BEGIN TASK DATA
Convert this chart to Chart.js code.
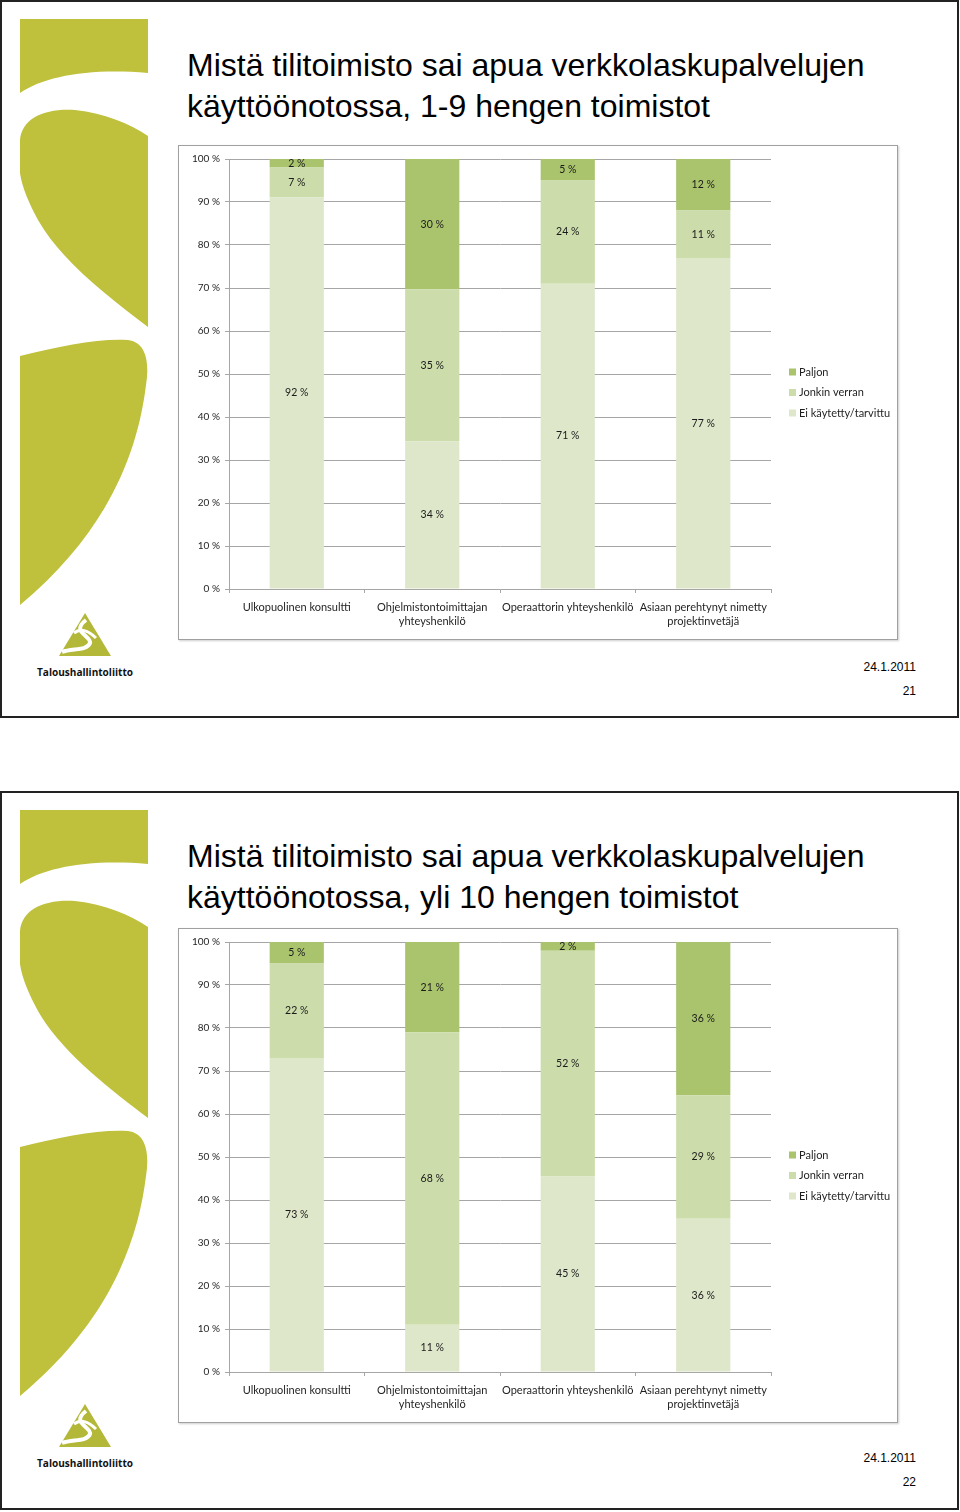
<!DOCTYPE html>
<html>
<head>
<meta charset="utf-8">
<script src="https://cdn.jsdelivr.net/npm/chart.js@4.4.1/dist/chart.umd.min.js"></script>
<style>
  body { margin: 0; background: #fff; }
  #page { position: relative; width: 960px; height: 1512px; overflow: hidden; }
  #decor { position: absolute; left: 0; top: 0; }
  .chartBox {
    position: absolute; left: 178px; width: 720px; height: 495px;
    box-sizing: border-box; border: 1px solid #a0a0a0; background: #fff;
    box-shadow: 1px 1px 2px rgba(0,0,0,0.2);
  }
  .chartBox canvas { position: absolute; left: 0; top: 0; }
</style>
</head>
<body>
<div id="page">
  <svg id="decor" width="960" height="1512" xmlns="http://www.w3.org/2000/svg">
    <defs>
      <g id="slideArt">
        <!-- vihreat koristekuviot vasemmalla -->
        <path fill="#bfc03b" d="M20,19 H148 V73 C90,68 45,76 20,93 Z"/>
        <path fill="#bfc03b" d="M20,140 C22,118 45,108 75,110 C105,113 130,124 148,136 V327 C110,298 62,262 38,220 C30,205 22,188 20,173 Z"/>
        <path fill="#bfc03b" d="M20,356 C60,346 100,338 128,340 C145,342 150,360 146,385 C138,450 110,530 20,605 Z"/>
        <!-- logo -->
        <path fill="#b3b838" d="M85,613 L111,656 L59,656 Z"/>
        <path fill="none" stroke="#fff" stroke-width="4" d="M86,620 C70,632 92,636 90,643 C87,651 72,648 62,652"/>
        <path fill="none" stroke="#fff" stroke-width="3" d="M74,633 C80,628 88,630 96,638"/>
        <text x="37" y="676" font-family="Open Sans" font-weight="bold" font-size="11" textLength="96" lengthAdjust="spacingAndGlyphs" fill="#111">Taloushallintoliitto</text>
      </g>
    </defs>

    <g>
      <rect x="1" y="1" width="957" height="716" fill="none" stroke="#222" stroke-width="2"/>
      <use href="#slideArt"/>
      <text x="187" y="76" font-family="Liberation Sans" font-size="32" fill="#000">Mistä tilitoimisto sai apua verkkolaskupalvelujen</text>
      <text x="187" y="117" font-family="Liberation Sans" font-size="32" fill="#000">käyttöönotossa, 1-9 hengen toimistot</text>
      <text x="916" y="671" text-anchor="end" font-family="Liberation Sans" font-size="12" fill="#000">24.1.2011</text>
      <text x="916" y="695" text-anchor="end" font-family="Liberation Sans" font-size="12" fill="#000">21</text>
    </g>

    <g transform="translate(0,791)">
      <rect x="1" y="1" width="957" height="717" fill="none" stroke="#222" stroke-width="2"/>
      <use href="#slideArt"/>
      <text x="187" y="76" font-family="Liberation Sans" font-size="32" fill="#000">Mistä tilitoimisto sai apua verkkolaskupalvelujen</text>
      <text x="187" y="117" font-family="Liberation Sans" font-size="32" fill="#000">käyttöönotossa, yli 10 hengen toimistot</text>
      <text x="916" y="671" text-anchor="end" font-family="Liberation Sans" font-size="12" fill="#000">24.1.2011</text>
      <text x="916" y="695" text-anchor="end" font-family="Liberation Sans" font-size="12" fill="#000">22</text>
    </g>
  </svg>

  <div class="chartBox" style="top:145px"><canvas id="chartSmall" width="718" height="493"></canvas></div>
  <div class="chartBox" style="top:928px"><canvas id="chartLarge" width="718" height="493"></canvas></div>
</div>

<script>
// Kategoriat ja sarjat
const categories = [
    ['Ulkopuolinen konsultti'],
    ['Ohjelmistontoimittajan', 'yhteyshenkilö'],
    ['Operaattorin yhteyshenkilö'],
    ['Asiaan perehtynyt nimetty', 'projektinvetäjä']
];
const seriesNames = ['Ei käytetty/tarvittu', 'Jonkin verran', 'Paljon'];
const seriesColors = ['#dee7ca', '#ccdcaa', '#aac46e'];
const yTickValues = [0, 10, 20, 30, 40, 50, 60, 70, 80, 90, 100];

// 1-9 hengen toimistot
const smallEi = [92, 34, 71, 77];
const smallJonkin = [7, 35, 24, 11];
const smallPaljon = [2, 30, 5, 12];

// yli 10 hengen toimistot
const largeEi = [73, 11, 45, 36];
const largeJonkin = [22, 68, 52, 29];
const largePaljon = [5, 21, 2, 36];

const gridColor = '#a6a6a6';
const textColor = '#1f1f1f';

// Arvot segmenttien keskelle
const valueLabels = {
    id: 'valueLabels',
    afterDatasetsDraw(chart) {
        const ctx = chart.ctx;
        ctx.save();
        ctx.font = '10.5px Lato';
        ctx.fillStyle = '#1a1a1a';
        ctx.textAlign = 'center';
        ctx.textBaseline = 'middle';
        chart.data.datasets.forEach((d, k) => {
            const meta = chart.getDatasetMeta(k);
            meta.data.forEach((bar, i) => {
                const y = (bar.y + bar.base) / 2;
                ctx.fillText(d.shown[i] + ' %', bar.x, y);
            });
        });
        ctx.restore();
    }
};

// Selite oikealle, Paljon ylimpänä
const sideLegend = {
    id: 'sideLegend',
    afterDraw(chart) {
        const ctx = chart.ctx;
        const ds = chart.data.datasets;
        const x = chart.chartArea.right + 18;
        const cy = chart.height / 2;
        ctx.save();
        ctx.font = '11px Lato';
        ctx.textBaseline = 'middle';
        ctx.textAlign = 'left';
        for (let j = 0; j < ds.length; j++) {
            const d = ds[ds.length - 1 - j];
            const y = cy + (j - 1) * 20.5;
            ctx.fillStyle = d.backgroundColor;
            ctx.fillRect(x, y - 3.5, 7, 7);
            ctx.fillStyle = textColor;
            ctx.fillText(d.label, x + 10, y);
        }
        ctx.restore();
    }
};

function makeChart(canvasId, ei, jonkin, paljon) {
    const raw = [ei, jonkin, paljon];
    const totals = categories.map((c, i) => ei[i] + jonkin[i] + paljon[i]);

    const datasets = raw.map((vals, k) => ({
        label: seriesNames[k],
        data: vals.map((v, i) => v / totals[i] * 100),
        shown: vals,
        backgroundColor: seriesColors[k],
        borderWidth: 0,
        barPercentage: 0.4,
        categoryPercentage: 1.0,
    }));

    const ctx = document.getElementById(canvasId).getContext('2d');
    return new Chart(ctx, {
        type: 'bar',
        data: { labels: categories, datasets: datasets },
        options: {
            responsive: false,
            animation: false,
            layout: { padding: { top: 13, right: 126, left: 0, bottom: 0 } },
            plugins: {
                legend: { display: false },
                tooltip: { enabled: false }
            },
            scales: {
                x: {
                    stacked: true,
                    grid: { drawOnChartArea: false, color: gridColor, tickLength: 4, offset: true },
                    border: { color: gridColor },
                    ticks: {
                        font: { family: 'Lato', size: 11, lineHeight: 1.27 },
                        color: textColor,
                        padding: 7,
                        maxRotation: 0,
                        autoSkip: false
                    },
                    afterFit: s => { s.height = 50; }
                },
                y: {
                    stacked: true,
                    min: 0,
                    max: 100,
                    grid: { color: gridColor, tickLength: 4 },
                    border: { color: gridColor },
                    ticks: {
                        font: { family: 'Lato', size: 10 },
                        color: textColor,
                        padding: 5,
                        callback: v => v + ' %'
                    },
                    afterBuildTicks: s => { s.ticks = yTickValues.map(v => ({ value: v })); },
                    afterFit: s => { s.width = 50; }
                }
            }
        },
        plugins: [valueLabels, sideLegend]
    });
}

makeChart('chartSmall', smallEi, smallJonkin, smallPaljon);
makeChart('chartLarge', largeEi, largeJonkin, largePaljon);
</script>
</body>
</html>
END TASK DATA
BEGIN TASK DATA
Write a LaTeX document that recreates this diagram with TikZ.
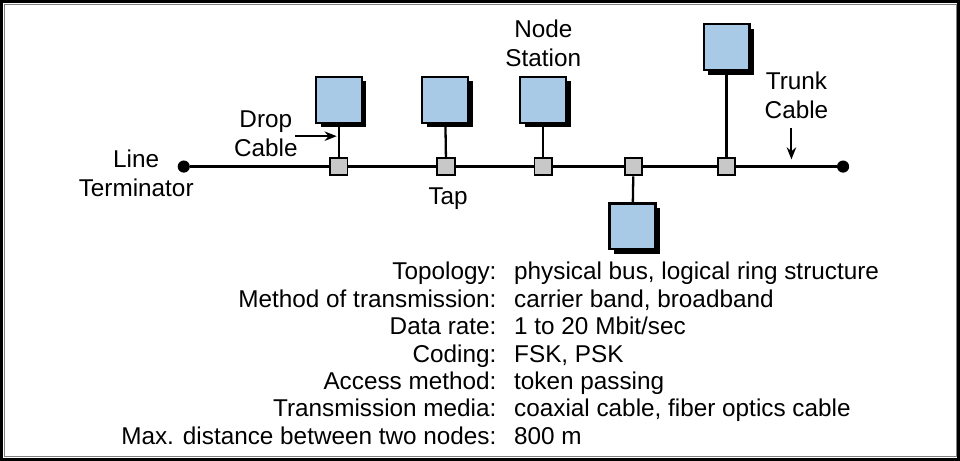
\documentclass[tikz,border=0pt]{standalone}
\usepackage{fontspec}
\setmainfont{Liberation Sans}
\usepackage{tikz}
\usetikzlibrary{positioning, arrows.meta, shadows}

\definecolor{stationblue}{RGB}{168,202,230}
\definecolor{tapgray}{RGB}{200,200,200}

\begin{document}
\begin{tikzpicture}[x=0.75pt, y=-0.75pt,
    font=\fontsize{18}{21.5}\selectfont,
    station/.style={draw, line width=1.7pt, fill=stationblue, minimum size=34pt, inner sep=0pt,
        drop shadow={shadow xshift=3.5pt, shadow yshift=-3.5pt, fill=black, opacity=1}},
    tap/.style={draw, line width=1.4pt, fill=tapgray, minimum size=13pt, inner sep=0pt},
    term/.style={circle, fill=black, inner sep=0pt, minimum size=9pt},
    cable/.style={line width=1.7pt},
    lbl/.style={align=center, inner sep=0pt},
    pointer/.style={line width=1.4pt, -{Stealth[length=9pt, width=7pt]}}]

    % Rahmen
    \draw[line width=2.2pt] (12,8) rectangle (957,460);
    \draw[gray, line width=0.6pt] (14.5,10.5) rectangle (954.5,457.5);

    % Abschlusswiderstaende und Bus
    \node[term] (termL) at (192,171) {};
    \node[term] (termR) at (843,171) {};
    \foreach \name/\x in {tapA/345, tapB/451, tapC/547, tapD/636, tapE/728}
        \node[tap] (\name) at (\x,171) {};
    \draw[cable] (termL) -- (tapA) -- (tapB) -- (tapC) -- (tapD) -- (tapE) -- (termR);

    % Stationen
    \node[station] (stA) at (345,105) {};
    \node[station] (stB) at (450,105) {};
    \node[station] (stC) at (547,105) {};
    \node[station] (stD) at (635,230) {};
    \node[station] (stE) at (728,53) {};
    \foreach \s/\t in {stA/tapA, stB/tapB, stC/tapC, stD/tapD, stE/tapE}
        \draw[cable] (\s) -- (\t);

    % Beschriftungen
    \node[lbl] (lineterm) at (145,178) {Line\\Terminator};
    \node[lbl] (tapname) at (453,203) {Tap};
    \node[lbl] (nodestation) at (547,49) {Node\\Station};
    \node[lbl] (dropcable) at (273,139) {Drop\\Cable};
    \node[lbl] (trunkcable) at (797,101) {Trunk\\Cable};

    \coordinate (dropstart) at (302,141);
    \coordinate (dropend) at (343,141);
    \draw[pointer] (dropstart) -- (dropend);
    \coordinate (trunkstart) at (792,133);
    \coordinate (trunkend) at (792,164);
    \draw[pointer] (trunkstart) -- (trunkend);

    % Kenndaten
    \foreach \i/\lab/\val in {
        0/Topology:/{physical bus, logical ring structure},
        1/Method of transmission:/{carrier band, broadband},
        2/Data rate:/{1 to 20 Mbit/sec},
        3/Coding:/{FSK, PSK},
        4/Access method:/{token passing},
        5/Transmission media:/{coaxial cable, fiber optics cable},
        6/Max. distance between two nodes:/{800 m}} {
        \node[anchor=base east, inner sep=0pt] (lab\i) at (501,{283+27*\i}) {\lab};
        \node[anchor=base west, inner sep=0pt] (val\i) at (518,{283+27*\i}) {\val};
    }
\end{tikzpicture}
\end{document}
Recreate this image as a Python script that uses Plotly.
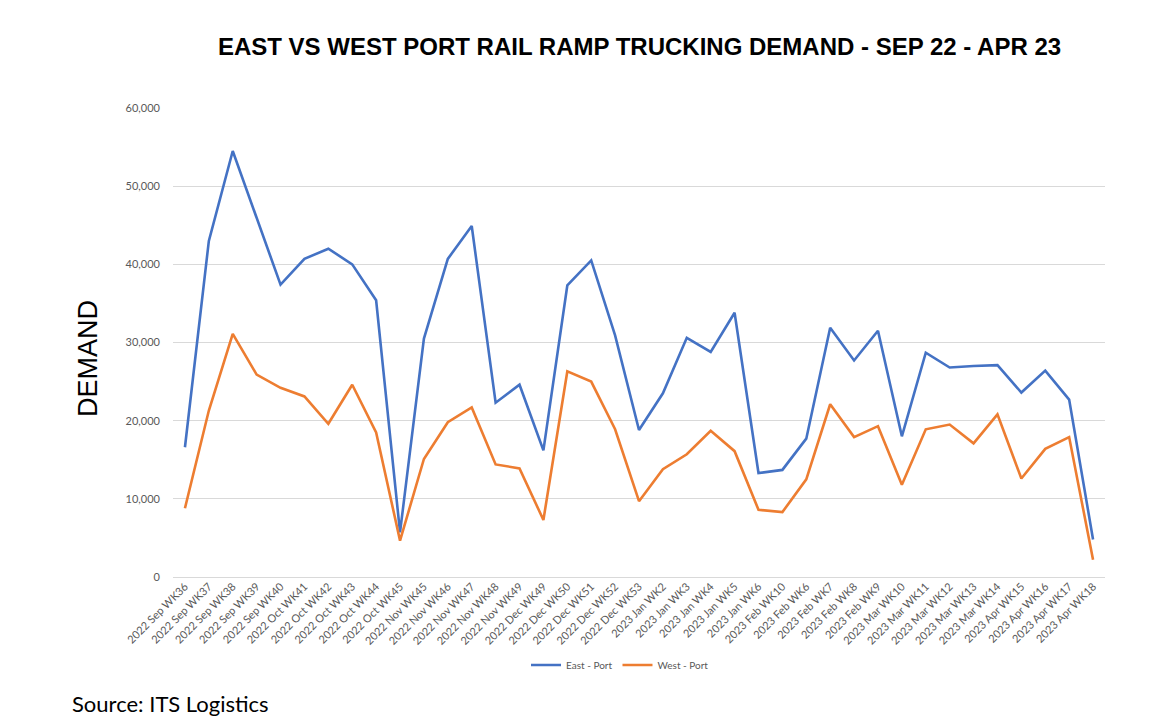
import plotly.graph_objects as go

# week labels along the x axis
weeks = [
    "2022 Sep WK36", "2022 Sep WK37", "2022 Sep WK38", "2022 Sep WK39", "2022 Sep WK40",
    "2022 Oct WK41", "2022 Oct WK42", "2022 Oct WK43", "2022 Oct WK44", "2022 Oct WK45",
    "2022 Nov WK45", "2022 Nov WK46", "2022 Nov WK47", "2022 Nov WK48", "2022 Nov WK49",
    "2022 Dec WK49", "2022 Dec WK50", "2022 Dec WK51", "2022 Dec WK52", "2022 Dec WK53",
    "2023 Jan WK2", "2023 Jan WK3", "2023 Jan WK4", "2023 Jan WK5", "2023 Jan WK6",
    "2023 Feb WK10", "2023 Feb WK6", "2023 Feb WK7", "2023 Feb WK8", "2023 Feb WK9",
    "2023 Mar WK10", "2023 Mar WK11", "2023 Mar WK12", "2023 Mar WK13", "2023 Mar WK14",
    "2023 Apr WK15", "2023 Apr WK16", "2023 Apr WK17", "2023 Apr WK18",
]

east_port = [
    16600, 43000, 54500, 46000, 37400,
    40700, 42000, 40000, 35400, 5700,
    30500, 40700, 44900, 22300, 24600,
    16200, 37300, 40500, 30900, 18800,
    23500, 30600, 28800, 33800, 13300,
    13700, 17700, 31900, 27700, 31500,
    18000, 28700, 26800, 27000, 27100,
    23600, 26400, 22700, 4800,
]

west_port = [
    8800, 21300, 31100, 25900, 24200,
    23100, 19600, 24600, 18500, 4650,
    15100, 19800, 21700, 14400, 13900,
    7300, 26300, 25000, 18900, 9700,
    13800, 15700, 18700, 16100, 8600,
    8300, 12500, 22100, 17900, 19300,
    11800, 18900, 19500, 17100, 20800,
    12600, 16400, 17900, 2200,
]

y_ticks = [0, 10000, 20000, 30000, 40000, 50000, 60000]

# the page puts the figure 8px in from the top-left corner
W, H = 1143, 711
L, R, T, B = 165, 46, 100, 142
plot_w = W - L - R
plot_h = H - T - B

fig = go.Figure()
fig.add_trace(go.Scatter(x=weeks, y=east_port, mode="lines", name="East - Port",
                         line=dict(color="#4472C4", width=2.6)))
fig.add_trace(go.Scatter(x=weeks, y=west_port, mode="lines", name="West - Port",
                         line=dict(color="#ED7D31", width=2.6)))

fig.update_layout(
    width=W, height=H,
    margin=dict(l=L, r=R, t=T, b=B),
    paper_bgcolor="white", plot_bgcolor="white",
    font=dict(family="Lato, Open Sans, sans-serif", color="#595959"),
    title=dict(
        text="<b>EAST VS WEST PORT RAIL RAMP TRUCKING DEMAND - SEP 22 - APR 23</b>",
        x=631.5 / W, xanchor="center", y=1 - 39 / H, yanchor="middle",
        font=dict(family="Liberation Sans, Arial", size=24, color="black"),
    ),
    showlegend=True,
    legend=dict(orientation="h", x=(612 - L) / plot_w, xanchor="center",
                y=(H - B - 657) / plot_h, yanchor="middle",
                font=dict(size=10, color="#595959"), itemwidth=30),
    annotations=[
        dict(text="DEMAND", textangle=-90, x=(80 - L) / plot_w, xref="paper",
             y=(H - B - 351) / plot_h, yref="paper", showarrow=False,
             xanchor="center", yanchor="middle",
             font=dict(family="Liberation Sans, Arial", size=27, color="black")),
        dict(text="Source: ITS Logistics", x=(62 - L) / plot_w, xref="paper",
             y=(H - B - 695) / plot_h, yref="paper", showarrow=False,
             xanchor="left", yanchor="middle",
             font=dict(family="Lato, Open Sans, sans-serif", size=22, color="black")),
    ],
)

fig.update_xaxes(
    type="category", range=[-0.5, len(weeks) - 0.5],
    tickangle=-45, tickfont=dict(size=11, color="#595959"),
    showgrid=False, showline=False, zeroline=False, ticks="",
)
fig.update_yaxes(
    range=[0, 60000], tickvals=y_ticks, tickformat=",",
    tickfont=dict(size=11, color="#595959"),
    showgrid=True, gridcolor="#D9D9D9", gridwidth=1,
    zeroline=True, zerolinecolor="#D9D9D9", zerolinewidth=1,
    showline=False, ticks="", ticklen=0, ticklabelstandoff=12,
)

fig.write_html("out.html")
END TASK DATA
_GIVEN TASK_: Gather each line from the entries above that includes the word "script".

_REPLY_:
<script src="https://cdn.jsdelivr.net/npm/chart.js@4.4.1/dist/chart.umd.min.js"></script>
<script>
</script>
Recreate this image as a Python script that uses Plotly.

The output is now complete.